1. Scalped #21-24 (“The Gravel in Your Guts”)
2. Wolverine Vol. 3 #62-65 (“Get Mystique”)
3. Scalped #6-11 (“Casino Boogie”)
4. The Other Side #1-5
5. Scalped #19-20 (“The Boudoir Stomp”)
6. Scalped #1-3 (“Indian Country”)
7. Scalped #13-17 (“Dead Mothers”)
8. Wolverine: Manifest Destiny #1-4
9. Scalped #4-5 (“Hoka Hey”)
10. Wolverine Vol. 2 #175 (Backup story: “A Good Man”)

Yeah, I haven’t read Scalped in a very long time (in trades), my last one was “The Gravel in Your Guts”.

PunisherMAX (“Kingpin”) almost made it into my list, but instead I picked the backup story from Wolverine #175, Aaron’s first published work. It was featured before by Brian on at least one occasion. The art was pretty lame (by UDON, back when they were providing lots of work for Marvel, and I hated most of their stuff), but Aaron’s great talent was already there.

In retrospect, Wolverine: Manifest Destiny might’ve been the best thing to come of that X-Men “event”, but most of its charm came from Mater Po and Aaron’s take on campy kung-fu action.

“Get Mystique” is also the best thing to come out of an X-Men event/crossover.
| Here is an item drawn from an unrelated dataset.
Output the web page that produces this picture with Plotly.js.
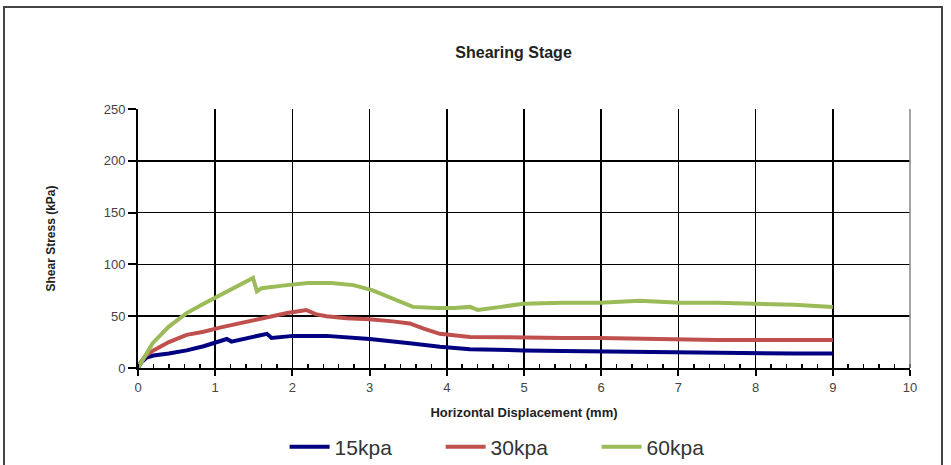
<!DOCTYPE html>
<html>
<head>
<meta charset="utf-8">
<script src="https://cdn.plot.ly/plotly-3.0.1.min.js"></script>
<style>
html,body{margin:0;padding:0;background:#fff;overflow:hidden;}
#frame{position:absolute;left:3px;top:6px;width:940px;height:470px;border:2px solid #444;box-sizing:border-box;}
#chart{position:absolute;left:0;top:0;width:951px;height:465px;}
</style>
</head>
<body>
<div id="frame"></div>
<div id="chart"></div>
<script>
const seriesNames = ['15kpa', '30kpa', '60kpa'];
const seriesColors = ['#000080', '#C0504D', '#9BBB59'];

const x15 = [0, 0.05, 0.11, 0.2, 0.4, 0.63, 0.85, 1.02, 1.15, 1.21, 1.35, 1.49, 1.67, 1.73, 1.85, 2.01, 2.44, 2.8, 3.0, 3.52, 3.91, 4.3, 4.5, 5, 5.5, 5.98, 6.5, 7.02, 7.5, 7.97, 8.5, 9];
const y15 = [0, 6, 10, 12, 14, 17, 21, 25, 28, 25.5, 28, 30, 33, 29, 30, 31, 31, 29.5, 28, 24, 20.5, 18, 17.5, 17, 16.5, 16, 15.5, 15, 14.5, 14, 14, 14];

const x30 = [0, 0.1, 0.2, 0.4, 0.63, 0.85, 1.06, 1.3, 1.5, 1.7, 1.93, 2.1, 2.18, 2.3, 2.44, 2.7, 3.0, 3.3, 3.52, 3.7, 3.91, 4.3, 4.95, 5.5, 5.98, 6.5, 7.02, 7.5, 8, 8.5, 9];
const y30 = [2, 12, 17, 25, 32, 35, 39, 43, 46, 50, 53, 55, 56, 52, 50, 48, 47, 45, 43, 38, 33, 30, 29, 29, 29, 28, 27, 27, 27, 27, 27];

const x60 = [0, 0.1, 0.19, 0.4, 0.63, 0.85, 1.06, 1.25, 1.45, 1.49, 1.54, 1.6, 1.93, 2.2, 2.5, 2.79, 3.04, 3.3, 3.56, 3.87, 4.1, 4.3, 4.4, 4.7, 4.99, 5.5, 5.98, 6.5, 7.02, 7.5, 7.97, 8.5, 9];
const y60 = [0, 12, 24, 40, 53, 62, 70, 77, 85, 87, 74, 77, 80, 82, 82, 80, 75, 67, 59, 58, 58, 59, 56, 59, 62, 63, 63, 65, 63, 63, 62.5, 61, 59];

const xs = [x15, x30, x60];
const ys = [y15, y30, y60];

const traces = seriesNames.map((n, i) => ({
  type: 'scatter', mode: 'lines', name: n,
  x: xs[i], y: ys[i],
  line: {color: seriesColors[i], width: 4}
}));

const font = 'Liberation Sans, Arial, sans-serif';
const layout = {
  width: 951, height: 465,
  margin: {l: 138, r: 41, t: 109, b: 97, autoexpand: false},
  paper_bgcolor: 'rgba(0,0,0,0)', plot_bgcolor: '#fff',
  font: {family: font, color: '#333'},
  title: {text: '<b>Shearing Stage</b>', font: {size: 16, color: '#222', family: font}, x: 0.54, xanchor: 'center', y: 0.888, yanchor: 'middle'},
  xaxis: {
    range: [0, 10], dtick: 1, tick0: 0, showgrid: true, gridcolor: '#000', gridwidth: 1.5,
    showline: true, linecolor: '#000', linewidth: 2, mirror: false,
    ticks: 'outside', ticklen: 6, tickwidth: 2, tickcolor: '#000',
    minor: {dtick: 0.2, ticks: 'inside', ticklen: 4, tickwidth: 1.5, tickcolor: '#000', showgrid: false},
    tickfont: {size: 13, color: '#444'},
    zeroline: false,
    title: {text: '<b>Horizontal Displacement (mm)</b>', font: {size: 13, color: '#222'}, standoff: 14}
  },
  yaxis: {
    range: [0, 250], dtick: 50, showgrid: true, gridcolor: '#000', gridwidth: 1.5,
    showline: true, linecolor: '#000', linewidth: 2,
    ticks: 'outside', ticklen: 8, tickwidth: 2, tickcolor: '#000',
    tickfont: {size: 13, color: '#444'},
    zeroline: false,
    title: {text: '<b>Shear Stress (kPa)</b>', font: {size: 12, color: '#222'}, standoff: 45}
  },
  shapes: [
    {type: 'line', xref: 'paper', yref: 'paper', x0: 1, x1: 1, y0: 0, y1: 1, line: {color: '#888', width: 1.5}}
  ],
  showlegend: true,
  legend: {orientation: 'h', x: 0.493, xanchor: 'center', y: -0.305, yanchor: 'middle',
           font: {size: 21, color: '#333'}, itemwidth: 40, entrywidth: 101, entrywidthmode: 'pixels'}
};

Plotly.newPlot('chart', traces, layout, {displayModeBar: false, staticPlot: true});
</script>
</body>
</html>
A few years later, I forgot everything that happened in “Messiah Complex”/”Divided We Stand”, except for that cool story.

Other than leaving off the Wolverine days of the week story in vol 73, but other than that pretty good list

Claremont should have worked the same deal with Marvel and Wolverine that Neil Gaiman has with DC and the Sandman characters. Approval on all appearances and portrayals.
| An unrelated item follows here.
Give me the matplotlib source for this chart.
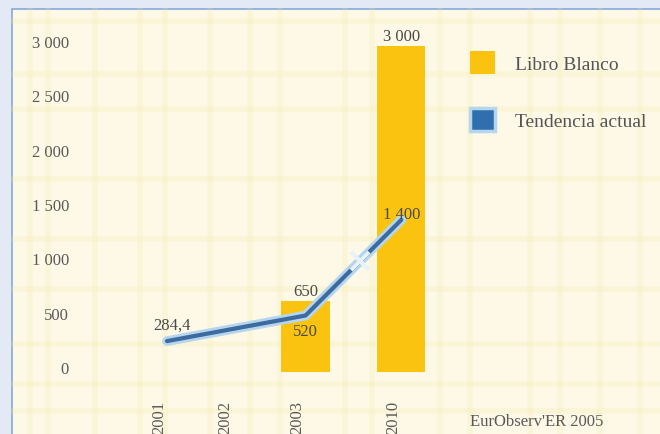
import numpy as np
import matplotlib
matplotlib.use("Agg")
import matplotlib.pyplot as plt
from matplotlib.patches import Rectangle, Patch
from matplotlib.lines import Line2D
import matplotlib.transforms as mtransforms

# ---- data ----
years = ["2001", "2002", "2003", "2010"]
bar_years = ["2003", "2010"]
bar_values = [650, 3000]            # Libro Blanco
line_years = ["2001", "2003", "2010"]
line_values = [284.4, 520, 1400]    # Tendencia actual
bar_labels = ["650", "3 000"]
line_labels = ["284,4", "520", "1 400"]
yticks = [0, 500, 1000, 1500, 2000, 2500, 3000]
ytick_labels = ["0", "500", "1 000", "1 500", "2 000", "2 500", "3 000"]
source = "EurObserv'ER 2005"

# ---- layout ----
W, H = 660, 435
xpos = {"2001": 0.0, "2002": 1.0, "2003": 2.1, "2010": 3.55}
serif = ["Liberation Serif", "DejaVu Serif"]
txt_col = "#4a4a4a"
yellow = "#f9c30f"
blue_dark = "#3d6b9f"
blue_light = "#b5d6ee"

fig = plt.figure(figsize=(W / 100, H / 100), dpi=100)
fig.patch.set_facecolor("#e3eaf5")

# panel
panel = Rectangle((12 / W, -0.05), 1.1, 1 - 10 / H + 0.05, transform=fig.transFigure,
                  facecolor="#fdf9e6", edgecolor="#86a8dc", linewidth=1.2, zorder=-2)
fig.add_artist(panel)
# faint plaid stripes (background only)
rng_x = [30, 48, 95, 140, 165, 210, 250, 280, 345, 372, 440, 470, 530, 560, 600, 640]
for xp in rng_x:
    fig.add_artist(Line2D([xp / W, xp / W], [0, 1 - 11 / H], transform=fig.transFigure,
                          color="#f6e7a0", alpha=0.2, lw=4, zorder=-1))
for yp in [22, 75, 110, 180, 240, 290, 345, 385, 412]:
    fig.add_artist(Line2D([13 / W, 1], [1 - yp / H, 1 - yp / H], transform=fig.transFigure,
                          color="#f6e7a0", alpha=0.2, lw=4, zorder=-1))

ax = fig.add_axes([80 / W, 1 - 373 / H, 380 / W, 326 / H])
ax.set_zorder(1)
ax.set_facecolor("none")
for s in ax.spines.values():
    s.set_visible(False)
ax.set_ylim(0, 3000)
ax.set_xlim(-1.318, -1.318 + 380 / 66)

# bars
bx = [xpos[y] for y in bar_years]
ax.bar(bx, bar_values, width=0.73, color=yellow, zorder=2)
for x, v, lab in zip(bx, bar_values, bar_labels):
    ax.text(x, v + 20, lab, ha="center", va="bottom", fontsize=12, family=serif,
            color=txt_col, zorder=5)

# line
lx = np.array([xpos[y] for y in line_years])
lv = np.array(line_values)
ax.plot(lx, lv, color=blue_light, lw=7, solid_capstyle="round", zorder=3)
ax.plot(lx, lv, color=blue_dark, lw=3, solid_capstyle="round", zorder=4)
# break mark on last segment
fx = lx[1] + 0.57 * (lx[2] - lx[1])
fv = lv[1] + 0.57 * (lv[2] - lv[1])
ax.plot([fx], [fv], marker="x", ms=13, mew=3, color="#e8f2fa", zorder=5)

offs = [(0.08, 150, "center"), (0.0, -145, "center"), (0.0, 50, "center")]
for x, v, lab, (dx, dy, ha) in zip(lx, lv, line_labels, offs):
    ax.text(x + dx, v + dy, lab, ha=ha, va="center", fontsize=12, family=serif,
            color=txt_col, zorder=6)

# ticks
ax.set_yticks(yticks)
ax.set_yticklabels(ytick_labels, family=serif, fontsize=12, color="#5a5a5a")
ax.set_xticks([xpos[y] for y in years])
ax.set_xticklabels(years, family=serif, fontsize=12, color="#5a5a5a", rotation=90,
                   va="top", ha="center")
ax.tick_params(axis="both", length=0)
ax.tick_params(axis="y", pad=8)
ax.tick_params(axis="x", pad=20)
yoff = mtransforms.ScaledTranslation(0, 5 / 100, fig.dpi_scale_trans)
for lab in ax.get_yticklabels():
    lab.set_transform(lab.get_transform() + yoff)
xoff = mtransforms.ScaledTranslation(-8 / 100, 0, fig.dpi_scale_trans)
for lab in ax.get_xticklabels():
    lab.set_transform(lab.get_transform() + xoff)

# legend
handles = [Patch(facecolor=yellow, edgecolor="none", label="Libro Blanco"),
           Patch(facecolor="#2f6fae", edgecolor=blue_light, linewidth=2.5,
                 label="Tendencia actual")]
leg = fig.legend(handles=handles, loc="upper left", bbox_to_anchor=(470 / W, 1 - 52 / H),
                 frameon=False, borderpad=0, borderaxespad=0, handlelength=1.3,
                 handleheight=1.45, handletextpad=1.0, labelspacing=1.72,
                 prop={"family": serif, "size": 14})
for t in leg.get_texts():
    t.set_color("#555555")

fig.text(470 / W, 1 - 422 / H, source, ha="left", va="center", fontsize=12,
         family=serif, color="#5a5a5a")

fig.savefig("out.png", dpi=100, facecolor=fig.get_facecolor())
That’s good in theory and all, but one of those stories where Wolverine wanted to kill someone in cold blood that I can remember was written by Chris Claremont himself. In Dreamsend Part 4, after the assassination attempt on Robert Kelly, Mystique is unconscious and held captive and Wolverine is considering killing her in cold blood while unconscious as revenge for all the things she’s done in the past, while no one is around. Then someone comes in and interrupts and he doesn’t go through with it. And like I said, this was done by Claremont himself.
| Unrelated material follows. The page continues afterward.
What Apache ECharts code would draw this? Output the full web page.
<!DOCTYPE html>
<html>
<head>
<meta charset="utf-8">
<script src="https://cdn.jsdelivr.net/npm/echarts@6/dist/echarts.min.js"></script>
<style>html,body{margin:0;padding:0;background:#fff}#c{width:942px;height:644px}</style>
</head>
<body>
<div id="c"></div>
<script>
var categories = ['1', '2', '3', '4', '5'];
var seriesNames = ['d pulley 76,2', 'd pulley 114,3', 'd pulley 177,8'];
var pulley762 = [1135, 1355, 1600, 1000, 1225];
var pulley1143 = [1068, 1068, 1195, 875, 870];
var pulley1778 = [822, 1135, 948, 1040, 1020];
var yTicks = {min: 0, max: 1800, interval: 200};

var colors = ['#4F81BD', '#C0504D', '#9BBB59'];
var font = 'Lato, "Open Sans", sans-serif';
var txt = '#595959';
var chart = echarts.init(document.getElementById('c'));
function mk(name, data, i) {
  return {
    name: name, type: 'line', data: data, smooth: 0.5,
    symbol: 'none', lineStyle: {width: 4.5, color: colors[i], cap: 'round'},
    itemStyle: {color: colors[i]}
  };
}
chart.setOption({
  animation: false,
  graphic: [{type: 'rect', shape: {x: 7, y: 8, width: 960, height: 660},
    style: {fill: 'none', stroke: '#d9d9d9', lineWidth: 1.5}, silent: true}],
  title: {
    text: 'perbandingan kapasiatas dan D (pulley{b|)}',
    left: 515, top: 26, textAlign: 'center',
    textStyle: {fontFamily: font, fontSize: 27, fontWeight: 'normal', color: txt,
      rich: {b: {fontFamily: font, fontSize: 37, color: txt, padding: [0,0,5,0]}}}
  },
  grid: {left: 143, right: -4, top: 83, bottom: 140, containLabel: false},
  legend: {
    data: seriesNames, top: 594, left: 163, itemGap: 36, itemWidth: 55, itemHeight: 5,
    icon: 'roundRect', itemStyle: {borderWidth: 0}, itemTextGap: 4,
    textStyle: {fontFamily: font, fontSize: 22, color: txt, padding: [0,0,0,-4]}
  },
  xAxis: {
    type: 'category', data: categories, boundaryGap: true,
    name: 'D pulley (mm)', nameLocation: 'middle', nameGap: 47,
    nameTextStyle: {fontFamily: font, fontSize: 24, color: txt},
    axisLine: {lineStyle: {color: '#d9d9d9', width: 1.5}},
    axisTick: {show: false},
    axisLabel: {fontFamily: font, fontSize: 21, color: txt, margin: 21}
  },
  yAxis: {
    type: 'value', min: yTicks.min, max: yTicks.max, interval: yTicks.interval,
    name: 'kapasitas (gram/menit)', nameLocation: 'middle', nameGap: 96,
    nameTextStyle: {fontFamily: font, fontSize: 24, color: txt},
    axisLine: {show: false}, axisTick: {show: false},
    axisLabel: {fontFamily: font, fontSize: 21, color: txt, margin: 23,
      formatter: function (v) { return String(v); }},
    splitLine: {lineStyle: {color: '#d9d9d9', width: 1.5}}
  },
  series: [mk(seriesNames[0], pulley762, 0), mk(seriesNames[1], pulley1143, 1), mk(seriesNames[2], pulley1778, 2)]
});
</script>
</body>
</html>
Regardless of what later writers have done anyway, I think Wolverine stabbing Phoenix II to protect a vampire with a body count in the thousands was totally disgusting, especially how unrepentant he was afterward and how everyone just kind of shrugged it off after giving him a quick lecture. Then they never really stressed about tracking her down.

“Astonishing Wolverine & Spider-Man” is the correct answer for #1. That series is mindblowingly good.

I assume many people read it in issue form, and not graphic novel as I did. It is really strong in 1 read. Breaking it up bi-monthly, it’s tougher to follow that plot. That’s the reason it didn’t get as many votes on here, and why Scalped (Largely read and enjoyed in trade) did.

Ed (A Different One)

November 18, 2011 at 12:34 pm

@ Annoyed Grunt

“I’ve always wanted to try Scalped but I was kind of turned off by the Punisher MAX arc. He just seemed like a poor man’s Garth Ennis. Is Scalped much better?”

Yes.

Yes it is.

Scalped, IMHO, is the best ongoing series that’s been written (and is being written) in the last decade. I like PunisherMax but can understand some people not liking it. Scalped is on a whole different level. It is truly a Jason Aaron work – they’re his babies and he’s “all in” on them. While I like what Aaron has done with some the big 2′s “legacy characters”, there’s just a qualitatively different feel and level of enjoyment with Scalped – it’s all Aaron all the time. (And that’s not even mentioning the art, which deserves it’s own blog post . . . )

That being said, it can be violent, and it’s natural habitat is the dark ugly side of human nature. But to quote my heroine shooting friend down the block, “man, that’s the good shit . . . ”

I just hope he can stick the landing as the series ends with #60 coming up . . . .

Not that his other stuff is bad (no comment on Schism) but Scalped is EASILY his best work and a true masterpiece that is in a whole different league than his other other stuff (including The Other Side).

I’m still making my way through Scalped, which I agree, is amazing. But I also agree that that Black Panther story should have been on this list. My guess is that not enough people knew about it to vote on it.

And his Ghost Rider is my single favorite Ghost Rider story ever. Nothing else even gets close.